The officer was walking to the Red Line about 5:30 a.m., on his way to work, when he encountered the man near Franklin and Van Ness avenues, Sgt. Marlon Marrache told reporters.
Investigators were still trying to determine the details of that encounter and why the man was in the area, police said. Marrache said a handgun was found at the scene that investigators believe belonged to the man, but said it was unclear whether the man fired any rounds.
“While we're looking for him, the information is still being fleshed out,” Marrache said.
The officer was not injured, police said.
The man was believed to be between the ages of 18 and 25, Marrache said, and was last seen wearing a blue hooded sweatshirt.
Traffic was snarled in the area as confused drivers wove around the perimeter, which stretched between Franklin and Hollywood Boulevard and Van Ness and Gower Street. Many drivers who passed by police rolled down their car windows to ask the same question.
“What happened?” one woman asked as she pulled into a gas station off Beachwood Drive.
“There was an officer-involved shooting,” an officer replied.
Later in the day, an officer shouted across Franklin at a woman as she made her way up the steps of Cheremoya Avenue Elementary School. “Ma'am,” he said. “The school is closed. It's been closed all day.”
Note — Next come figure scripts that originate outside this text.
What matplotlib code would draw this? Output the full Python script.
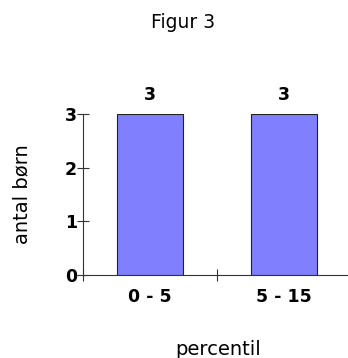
import matplotlib
matplotlib.use('Agg')
import numpy as np
from matplotlib import pyplot as plt

categories = ['0 - 5', '5 - 15']
counts = [3, 3]
yticks = [0, 1, 2, 3]

plt.rcParams['font.family'] = 'DejaVu Sans'
axcol = '#333333'

fig = plt.figure(figsize=(3.48, 3.58), dpi=100)
ax = fig.add_axes([83/348, 1 - 275/358, 268/348, 161/358])

x = np.arange(len(categories))
bars = ax.bar(x, counts, width=0.49, color='#8080ff', edgecolor='#222222', linewidth=0.8)
for xi, v in zip(x, counts):
    ax.text(xi, v + 0.18, str(v), ha='center', va='bottom', fontsize=12.5, fontweight='bold')

ax.set_xlim(-0.5, len(categories) - 0.5)
ax.set_ylim(0, 3)
ax.set_yticks(yticks)
ax.set_yticklabels([str(t) for t in yticks], fontsize=12.5, fontweight='bold')
ax.tick_params(axis='y', direction='inout', length=9, width=0.8, color=axcol, pad=0)

# category ticks sit between the bars, labels centered under the bars
ax.set_xticks(np.arange(len(categories) + 1) - 0.5)
ax.set_xticklabels([])
ax.set_xticks(x, minor=True)
ax.set_xticklabels(categories, minor=True, fontsize=12.5, fontweight='bold')
ax.tick_params(axis='x', which='major', direction='inout', length=9, width=0.8, color=axcol)
ax.tick_params(axis='x', which='minor', length=0, pad=9)

for s in ['top', 'right']:
    ax.spines[s].set_visible(False)
for s in ['left', 'bottom']:
    ax.spines[s].set_linewidth(0.8)
    ax.spines[s].set_color(axcol)

ax.set_ylabel('antal børn', fontsize=14, labelpad=24)
fig.text(218/348, 1 - 355/358, 'percentil', ha='center', va='baseline', fontsize=14)
fig.text(183/348, 1 - 22/358, 'Figur 3', ha='center', va='center', fontsize=13.5)

fig.savefig('out.png', dpi=100)
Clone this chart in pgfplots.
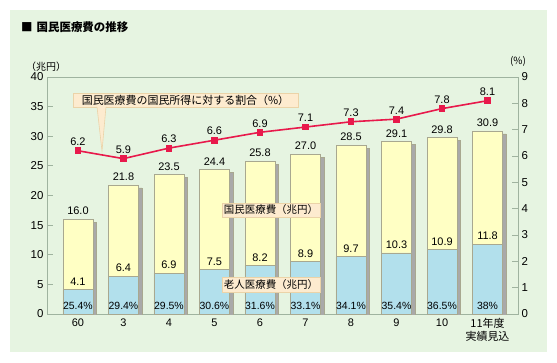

Those students were taken to a nearby middle school as a precaution, police said.
The LAPD's Robbery-Homicide Division — which typically handles high-profile or more complex cases — will head the search for the man, as well as investigate what he was doing in the neighborhood.
Another unit will investigate the shooting by the officer — which, like all shootings by LAPD officers, will be reviewed by the district attorney's office, the Police Commission and its inspector general.